Written request:
From the entries below, reproduce exactly the lines from the one with "Convert this chart to Plotly code." through the one with "return 1 - y / H", both included, without images.

Input:
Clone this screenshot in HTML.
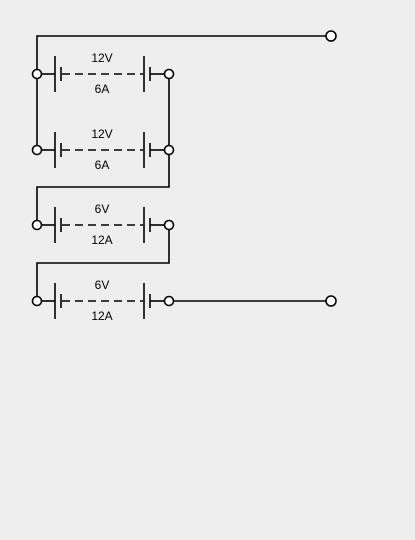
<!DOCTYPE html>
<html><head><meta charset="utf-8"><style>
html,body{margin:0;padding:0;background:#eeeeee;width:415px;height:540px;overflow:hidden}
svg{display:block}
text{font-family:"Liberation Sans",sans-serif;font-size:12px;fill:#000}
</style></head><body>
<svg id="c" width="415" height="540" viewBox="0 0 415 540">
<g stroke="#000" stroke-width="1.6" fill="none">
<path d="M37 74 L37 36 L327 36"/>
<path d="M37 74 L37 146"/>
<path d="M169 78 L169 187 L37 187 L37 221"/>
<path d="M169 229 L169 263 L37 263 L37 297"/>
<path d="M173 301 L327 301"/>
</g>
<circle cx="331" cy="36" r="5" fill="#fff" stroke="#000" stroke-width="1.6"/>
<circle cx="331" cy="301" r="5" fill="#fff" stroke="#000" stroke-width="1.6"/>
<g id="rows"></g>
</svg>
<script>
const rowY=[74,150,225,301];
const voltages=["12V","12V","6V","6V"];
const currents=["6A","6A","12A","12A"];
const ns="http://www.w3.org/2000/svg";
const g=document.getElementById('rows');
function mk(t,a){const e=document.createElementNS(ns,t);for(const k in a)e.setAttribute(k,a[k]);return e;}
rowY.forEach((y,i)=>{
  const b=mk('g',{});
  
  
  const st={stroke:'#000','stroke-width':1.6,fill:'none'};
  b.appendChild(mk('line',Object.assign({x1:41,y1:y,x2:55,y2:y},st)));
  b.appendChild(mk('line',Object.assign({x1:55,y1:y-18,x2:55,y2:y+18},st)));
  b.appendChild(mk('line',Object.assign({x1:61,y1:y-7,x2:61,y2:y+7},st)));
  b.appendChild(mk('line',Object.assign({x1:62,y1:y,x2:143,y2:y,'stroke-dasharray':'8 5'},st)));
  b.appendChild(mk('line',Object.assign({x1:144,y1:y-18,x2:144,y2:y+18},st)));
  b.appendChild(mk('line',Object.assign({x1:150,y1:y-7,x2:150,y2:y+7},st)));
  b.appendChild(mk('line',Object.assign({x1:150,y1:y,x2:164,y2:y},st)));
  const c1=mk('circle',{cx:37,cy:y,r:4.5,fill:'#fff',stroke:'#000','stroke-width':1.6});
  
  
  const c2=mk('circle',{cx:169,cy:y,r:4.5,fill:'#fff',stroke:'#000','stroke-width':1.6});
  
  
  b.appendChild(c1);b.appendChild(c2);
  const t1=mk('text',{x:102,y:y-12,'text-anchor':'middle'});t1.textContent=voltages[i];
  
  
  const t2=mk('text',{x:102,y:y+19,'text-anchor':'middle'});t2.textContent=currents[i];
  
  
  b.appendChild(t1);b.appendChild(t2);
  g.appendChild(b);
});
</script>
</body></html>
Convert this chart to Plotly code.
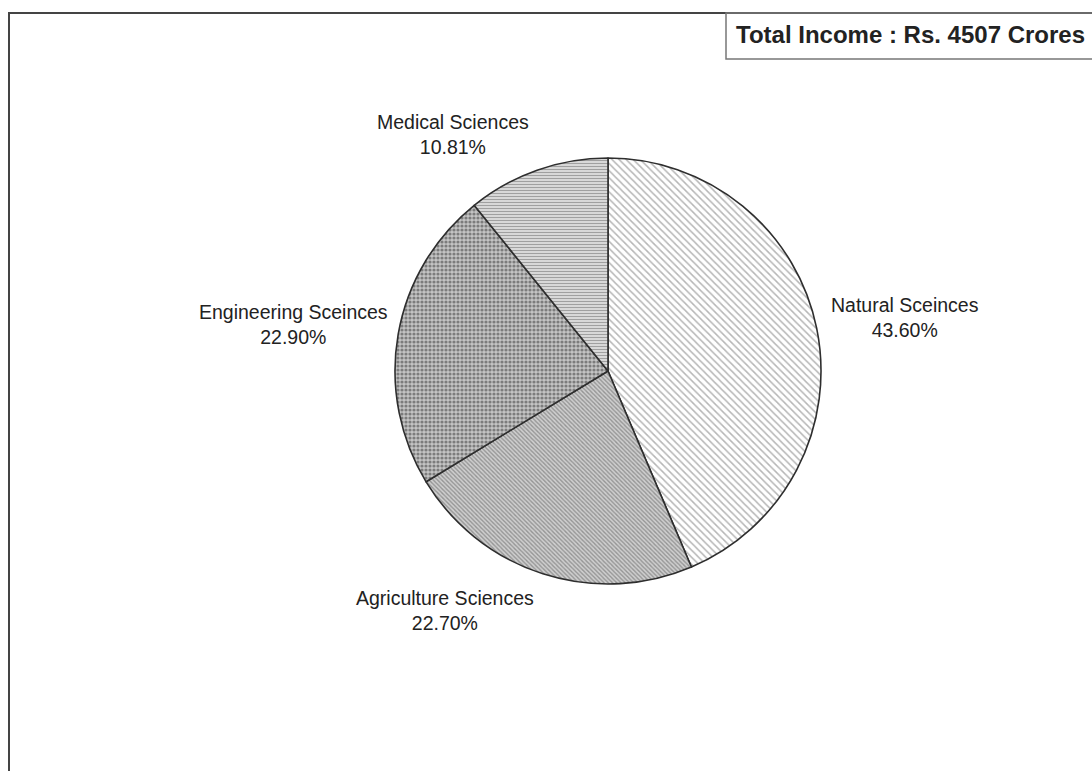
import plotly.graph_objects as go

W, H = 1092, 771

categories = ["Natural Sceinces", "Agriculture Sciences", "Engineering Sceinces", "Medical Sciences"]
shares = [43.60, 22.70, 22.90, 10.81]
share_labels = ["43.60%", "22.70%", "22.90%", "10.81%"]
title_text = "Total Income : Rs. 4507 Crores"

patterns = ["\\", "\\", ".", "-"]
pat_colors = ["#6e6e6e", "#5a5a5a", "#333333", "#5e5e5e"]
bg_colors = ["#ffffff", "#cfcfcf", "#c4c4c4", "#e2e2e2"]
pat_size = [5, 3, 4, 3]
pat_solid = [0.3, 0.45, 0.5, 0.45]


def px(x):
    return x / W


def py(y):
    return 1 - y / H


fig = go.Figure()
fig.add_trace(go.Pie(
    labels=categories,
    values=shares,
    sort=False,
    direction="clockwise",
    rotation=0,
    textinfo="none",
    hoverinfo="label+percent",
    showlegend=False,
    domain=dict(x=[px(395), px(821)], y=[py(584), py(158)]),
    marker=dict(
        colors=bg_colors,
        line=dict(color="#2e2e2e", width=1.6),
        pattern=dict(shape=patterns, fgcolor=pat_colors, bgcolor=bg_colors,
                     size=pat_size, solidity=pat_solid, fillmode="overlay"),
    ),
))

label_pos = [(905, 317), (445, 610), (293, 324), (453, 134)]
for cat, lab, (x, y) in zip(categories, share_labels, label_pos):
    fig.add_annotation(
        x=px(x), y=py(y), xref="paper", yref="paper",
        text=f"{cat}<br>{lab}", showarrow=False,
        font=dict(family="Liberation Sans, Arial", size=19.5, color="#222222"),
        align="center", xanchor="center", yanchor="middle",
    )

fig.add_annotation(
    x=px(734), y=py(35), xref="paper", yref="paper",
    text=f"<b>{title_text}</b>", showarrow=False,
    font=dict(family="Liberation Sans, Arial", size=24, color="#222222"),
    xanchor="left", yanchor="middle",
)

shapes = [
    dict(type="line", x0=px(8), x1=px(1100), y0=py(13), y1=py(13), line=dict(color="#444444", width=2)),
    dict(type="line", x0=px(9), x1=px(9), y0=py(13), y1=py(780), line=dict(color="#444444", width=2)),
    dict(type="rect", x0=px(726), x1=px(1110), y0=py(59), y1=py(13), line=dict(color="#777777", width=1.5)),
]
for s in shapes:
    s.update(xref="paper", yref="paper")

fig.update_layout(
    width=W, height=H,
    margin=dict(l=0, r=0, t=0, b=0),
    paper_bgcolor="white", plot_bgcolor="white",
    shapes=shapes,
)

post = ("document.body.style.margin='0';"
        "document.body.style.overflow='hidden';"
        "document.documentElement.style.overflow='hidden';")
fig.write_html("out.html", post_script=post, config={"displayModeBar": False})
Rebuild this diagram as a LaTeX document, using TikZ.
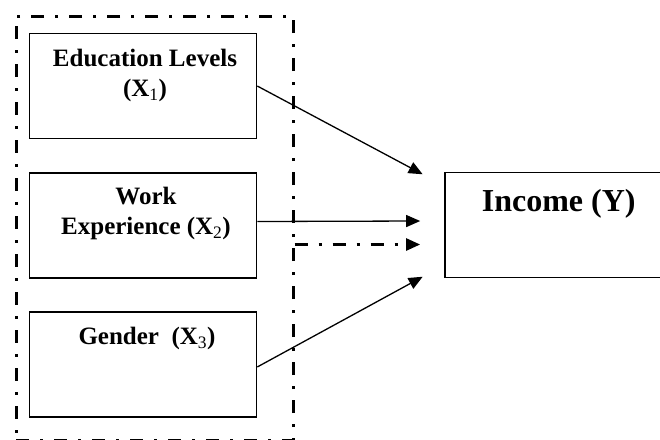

Solution:
Convert this chart to Plotly code.
import plotly.graph_objects as go

W, H = 1092, 771

categories = ["Natural Sceinces", "Agriculture Sciences", "Engineering Sceinces", "Medical Sciences"]
shares = [43.60, 22.70, 22.90, 10.81]
share_labels = ["43.60%", "22.70%", "22.90%", "10.81%"]
title_text = "Total Income : Rs. 4507 Crores"

patterns = ["\\", "\\", ".", "-"]
pat_colors = ["#6e6e6e", "#5a5a5a", "#333333", "#5e5e5e"]
bg_colors = ["#ffffff", "#cfcfcf", "#c4c4c4", "#e2e2e2"]
pat_size = [5, 3, 4, 3]
pat_solid = [0.3, 0.45, 0.5, 0.45]


def px(x):
    return x / W


def py(y):
    return 1 - y / H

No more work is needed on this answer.